| Information provided |
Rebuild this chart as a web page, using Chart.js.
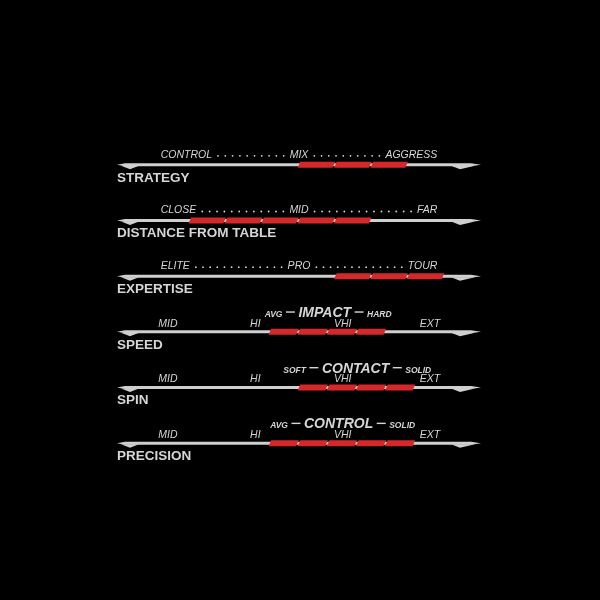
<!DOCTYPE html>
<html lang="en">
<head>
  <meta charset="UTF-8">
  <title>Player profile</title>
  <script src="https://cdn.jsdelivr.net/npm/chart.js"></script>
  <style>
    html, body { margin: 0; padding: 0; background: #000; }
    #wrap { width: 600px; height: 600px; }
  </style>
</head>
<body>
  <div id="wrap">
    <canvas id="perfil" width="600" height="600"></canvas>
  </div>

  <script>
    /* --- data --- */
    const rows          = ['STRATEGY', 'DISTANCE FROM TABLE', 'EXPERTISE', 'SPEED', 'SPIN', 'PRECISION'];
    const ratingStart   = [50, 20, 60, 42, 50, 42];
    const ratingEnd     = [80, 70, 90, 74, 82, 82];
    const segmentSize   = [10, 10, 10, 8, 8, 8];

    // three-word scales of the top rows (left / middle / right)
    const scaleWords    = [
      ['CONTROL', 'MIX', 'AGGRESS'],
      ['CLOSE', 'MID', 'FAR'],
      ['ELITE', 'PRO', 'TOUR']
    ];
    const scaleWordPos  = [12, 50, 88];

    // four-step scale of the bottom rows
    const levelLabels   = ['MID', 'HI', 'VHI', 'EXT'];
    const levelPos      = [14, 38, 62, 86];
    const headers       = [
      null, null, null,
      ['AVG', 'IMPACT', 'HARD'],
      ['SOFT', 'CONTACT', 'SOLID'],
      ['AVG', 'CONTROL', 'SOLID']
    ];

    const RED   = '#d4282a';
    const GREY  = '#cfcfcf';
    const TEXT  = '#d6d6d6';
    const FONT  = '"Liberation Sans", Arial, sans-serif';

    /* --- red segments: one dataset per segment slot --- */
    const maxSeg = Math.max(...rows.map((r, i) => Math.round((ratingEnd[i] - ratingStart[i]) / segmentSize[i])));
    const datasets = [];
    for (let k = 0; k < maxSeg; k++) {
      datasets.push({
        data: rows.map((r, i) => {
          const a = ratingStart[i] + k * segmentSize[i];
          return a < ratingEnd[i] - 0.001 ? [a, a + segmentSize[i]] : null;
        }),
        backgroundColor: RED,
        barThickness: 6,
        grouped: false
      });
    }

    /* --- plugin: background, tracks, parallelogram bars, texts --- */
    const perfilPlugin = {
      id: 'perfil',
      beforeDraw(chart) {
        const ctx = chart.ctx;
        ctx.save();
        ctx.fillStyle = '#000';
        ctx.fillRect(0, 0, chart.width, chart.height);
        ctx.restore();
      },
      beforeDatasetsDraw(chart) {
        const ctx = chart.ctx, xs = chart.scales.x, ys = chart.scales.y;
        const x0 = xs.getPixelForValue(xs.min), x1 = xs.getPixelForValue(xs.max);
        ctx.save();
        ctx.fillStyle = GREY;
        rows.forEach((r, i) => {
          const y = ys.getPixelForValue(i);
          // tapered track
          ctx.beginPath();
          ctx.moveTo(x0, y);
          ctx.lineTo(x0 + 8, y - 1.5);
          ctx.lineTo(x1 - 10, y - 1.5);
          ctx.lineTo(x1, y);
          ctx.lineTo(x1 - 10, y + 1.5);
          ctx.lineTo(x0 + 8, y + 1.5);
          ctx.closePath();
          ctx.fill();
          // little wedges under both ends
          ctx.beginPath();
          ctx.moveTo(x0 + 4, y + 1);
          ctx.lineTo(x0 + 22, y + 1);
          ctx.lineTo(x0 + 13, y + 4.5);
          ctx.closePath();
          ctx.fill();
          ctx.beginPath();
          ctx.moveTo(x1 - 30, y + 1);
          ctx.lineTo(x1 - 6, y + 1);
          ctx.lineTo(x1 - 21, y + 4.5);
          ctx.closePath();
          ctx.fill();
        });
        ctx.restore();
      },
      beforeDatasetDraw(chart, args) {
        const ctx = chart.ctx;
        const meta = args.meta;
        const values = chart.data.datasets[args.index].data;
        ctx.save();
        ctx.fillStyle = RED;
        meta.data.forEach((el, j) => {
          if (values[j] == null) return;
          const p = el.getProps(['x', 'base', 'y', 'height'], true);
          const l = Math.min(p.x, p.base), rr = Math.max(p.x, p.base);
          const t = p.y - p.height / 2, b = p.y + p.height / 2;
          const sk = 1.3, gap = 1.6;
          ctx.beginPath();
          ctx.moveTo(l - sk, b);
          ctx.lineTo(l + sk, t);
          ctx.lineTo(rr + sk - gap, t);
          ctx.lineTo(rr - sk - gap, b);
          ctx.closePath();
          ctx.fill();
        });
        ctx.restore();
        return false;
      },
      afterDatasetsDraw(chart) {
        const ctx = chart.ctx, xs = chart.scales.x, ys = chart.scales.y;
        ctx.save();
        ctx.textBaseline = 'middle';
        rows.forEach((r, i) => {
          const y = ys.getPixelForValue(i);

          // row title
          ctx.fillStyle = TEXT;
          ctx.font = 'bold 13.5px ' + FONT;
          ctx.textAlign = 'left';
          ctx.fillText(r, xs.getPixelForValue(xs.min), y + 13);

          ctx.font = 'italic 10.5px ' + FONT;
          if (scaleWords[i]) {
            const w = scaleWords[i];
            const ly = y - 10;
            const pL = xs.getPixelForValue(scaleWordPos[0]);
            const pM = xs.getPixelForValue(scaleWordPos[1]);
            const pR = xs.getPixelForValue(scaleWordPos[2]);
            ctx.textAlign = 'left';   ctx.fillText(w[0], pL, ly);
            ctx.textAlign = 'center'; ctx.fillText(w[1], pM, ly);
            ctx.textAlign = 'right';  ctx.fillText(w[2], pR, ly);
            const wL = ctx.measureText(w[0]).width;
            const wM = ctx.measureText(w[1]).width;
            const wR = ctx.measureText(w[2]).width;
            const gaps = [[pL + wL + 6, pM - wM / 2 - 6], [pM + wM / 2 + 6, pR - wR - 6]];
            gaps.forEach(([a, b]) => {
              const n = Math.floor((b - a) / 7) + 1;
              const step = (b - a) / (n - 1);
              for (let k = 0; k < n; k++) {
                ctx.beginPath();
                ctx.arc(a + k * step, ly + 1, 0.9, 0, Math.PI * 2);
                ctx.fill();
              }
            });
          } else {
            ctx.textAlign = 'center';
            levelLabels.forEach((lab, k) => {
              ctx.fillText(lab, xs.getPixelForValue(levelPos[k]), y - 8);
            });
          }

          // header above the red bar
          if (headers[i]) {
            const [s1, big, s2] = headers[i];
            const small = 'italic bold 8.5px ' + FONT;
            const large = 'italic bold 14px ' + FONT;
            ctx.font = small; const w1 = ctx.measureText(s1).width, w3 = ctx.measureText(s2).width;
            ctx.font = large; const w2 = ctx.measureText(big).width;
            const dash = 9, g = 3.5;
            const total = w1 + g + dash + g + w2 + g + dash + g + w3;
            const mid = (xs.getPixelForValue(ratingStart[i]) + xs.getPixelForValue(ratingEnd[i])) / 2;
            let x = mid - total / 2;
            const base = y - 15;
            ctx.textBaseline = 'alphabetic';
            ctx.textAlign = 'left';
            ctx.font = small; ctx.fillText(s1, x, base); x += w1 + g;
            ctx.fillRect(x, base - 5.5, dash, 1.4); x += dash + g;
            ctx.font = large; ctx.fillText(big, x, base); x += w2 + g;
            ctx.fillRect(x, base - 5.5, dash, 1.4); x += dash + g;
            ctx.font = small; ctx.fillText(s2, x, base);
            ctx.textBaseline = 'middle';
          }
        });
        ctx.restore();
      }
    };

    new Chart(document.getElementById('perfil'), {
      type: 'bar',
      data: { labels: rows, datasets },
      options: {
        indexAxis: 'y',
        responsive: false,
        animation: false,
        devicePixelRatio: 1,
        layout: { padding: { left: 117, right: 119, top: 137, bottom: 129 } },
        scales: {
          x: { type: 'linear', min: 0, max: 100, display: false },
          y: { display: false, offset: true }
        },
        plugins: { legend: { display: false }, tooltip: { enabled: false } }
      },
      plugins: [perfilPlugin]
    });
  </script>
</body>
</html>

| What is being asked |
Quote, exactly and only, the lines from the first line of the data above through the line containing "10, 8, 8, 8];". The pictures do not belong in it.

| Written answer |
Rebuild this chart as a web page, using Chart.js.
<!DOCTYPE html>
<html lang="en">
<head>
  <meta charset="UTF-8">
  <title>Player profile</title>
  <script src="https://cdn.jsdelivr.net/npm/chart.js"></script>
  <style>
    html, body { margin: 0; padding: 0; background: #000; }
    #wrap { width: 600px; height: 600px; }
  </style>
</head>
<body>
  <div id="wrap">
    <canvas id="perfil" width="600" height="600"></canvas>
  </div>

  <script>
    /* --- data --- */
    const rows          = ['STRATEGY', 'DISTANCE FROM TABLE', 'EXPERTISE', 'SPEED', 'SPIN', 'PRECISION'];
    const ratingStart   = [50, 20, 60, 42, 50, 42];
    const ratingEnd     = [80, 70, 90, 74, 82, 82];
    const segmentSize   = [10, 10, 10, 8, 8, 8];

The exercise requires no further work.